Kisah bandara Halim Perdana di zaman Soeharto



JAKARTA. Rencana mengenai perpindahan sebagian penerbangan dari bandara International Soekarno Hatta ke bandara Halim Perdanakusuma, tidak disambut dengan baik oleh warga sekaligus pedagang di daerah Halim.

Ahmad (35) warga yang mencari sesuap nasi di dekat bandara Halim dari tahun 93, menjajakan dagangan kelontongnya di sebuah mobil kijang hitam, sudah menjadi saksi mata perubahan bandara Halim saat dipimpin Presiden Soeharto sampai Presiden Susilo Bambang.

Hal yang paling membedakan di zaman Presiden Soeharto, jadwalnya sudah diketahui satu bulan sebelum penerbangan.


"Saya sudah lihat dari jamannya pak Harto, dulu jadwal ketahuan, sekarang nggak ketahuan, pak Harto satu bulan agenda ketahuan," ujar Ahmad kepada Tribunnews.com, Kamis (21/9/2013).

Ahmad sebagai saksi hidup evolusi bandara Halim Perdanakusuma, melihat semua pemimpin negara setelah era Presiden Soeharto, tak pernah lagi memberitahukan jadwal penerbangan.

Ahmad pun memaklumi hal tersebut karena pejabat saat ini menjadi semakin sibuk karena kebutuhan hubungan bilateral antar negara.

"Setelah pak Harto sering dadakan. Mungkin saking sibuknya banyak kegiatan. Kegiatan kenegaraan sama," ucap Ahmad.

Ahmad menilai, jika 80 penerbangan dipindahkan ke Halim, kemacetan akan bertambah di jalan menuju Cawang dan Taman Mini.

Pasalnya, selain 80 penerbangan dari Soekarno Hatta yang dipindahkan, semua pejabat VIP juga menggunakan bandara Halim sebagai tempat keberangkatan dan kepulangan.

Selain itu, kehadiran 80 penerbangan di Bandara Halim akan menciptakan delay yang lebih lama. Sebab, biasanya, penerbangan pejabat negara akan lebih didahulukan.

"Lebih macet, soalnya VIP semua disini, akan sering delay, dua jam sebelum dan sesudah harus steril," jelas Ahmad.

Kendati wilayah Halim menjadi penuh sesak dengan kehadiran penumpang, namun Ahmad setuju jika bandara Halim kembali menjadi bandara internasional.

Ahmad menilai, hal tersebut karena akses bandara Halim ke pusat kota lebih dekat daripada bandara Soekarno Hatta.

"Layak, malah lebih bagus, aksesnya lebih bagus, di ibukota lebih dekat sejabotabek lah," ungkap Ahmad.

Hal yang berbeda diungkapkan oleh tukang ojek di mulut gerbang bandara Halim.
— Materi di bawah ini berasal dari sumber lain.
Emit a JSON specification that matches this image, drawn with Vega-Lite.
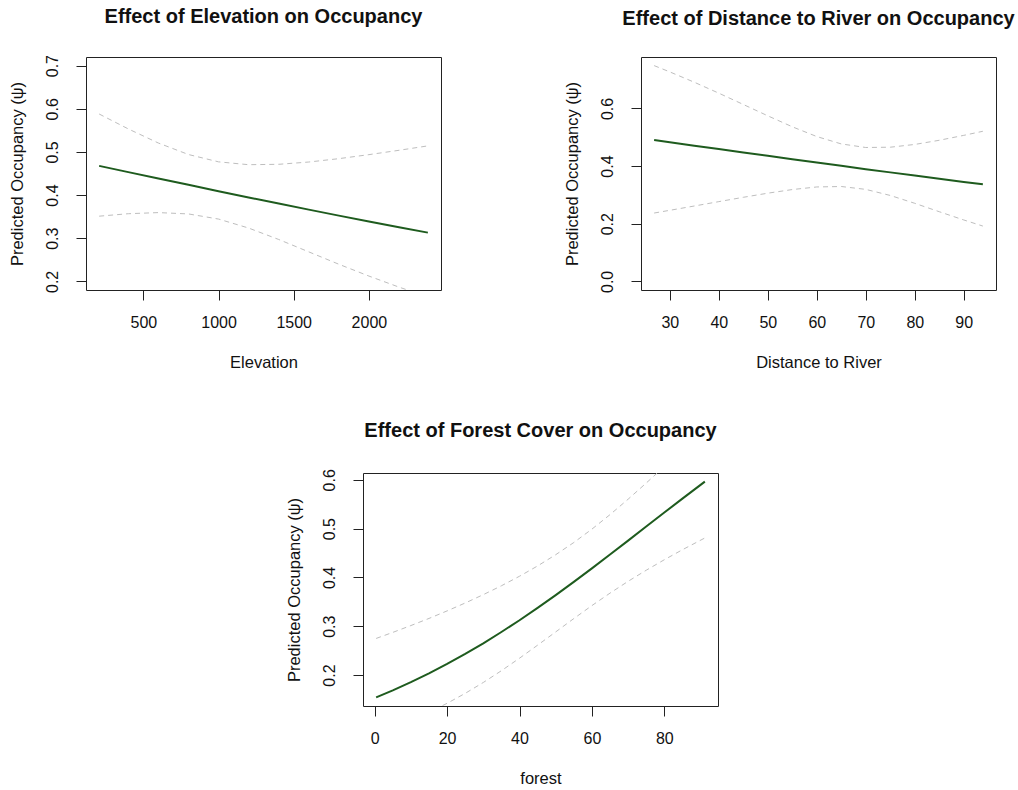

Mereka berharap agar 80 penerbangan dari Soekarno Hatta bisa segera pindah.

Matsani (39), salah satu senior penyedia jasa angkutan umum mendukung penuh pemindahan penerbangan tersebut. Alasan utama Matsani menginginkan adanya perpindahan penerbangan tersebut, karena ia berharap banyak penumpang yang bisa menggunakan jasanya.

"Setuju, memang lebih diharapkan. Biar ramai juga," ujar Matsani ketika disambangi tribunnews.com.

Jika ramai penumpang, Matsani bisa mengumpulkan setoran sebesar Rp 100.000 sampai Rp 150.000. Seandainya wacana memindahkan penerbangan bandara Soekarno Hatta bisa terealisasikan, Matsani yakin bisa meraup keuntungan yang lebih besar lagi.

"Kalau ramai bisa sampai Rp 150.000, tapi itu belum (untuk) bensin," ungkap Matsani.

Matsani sudah mangkal sebagai tukang ojek sejak tahu 1997. Selama dia mencari sesuap nasi, tidak pernah diusir oleh pihak TNI AU yang bermarkas di wilayah Halim, atau pun dari pihak bandara.

Matsani berharap, jika terjadi perpindahan penerbangan, ia dan teman-temannya masih bisa mencari nafkah dengan membayar jatah 'sewa' tempat kepada provos.

"Penertiban provos ada, sebulan sekali bayar Rp 300.000 patungan," jelas Matsani.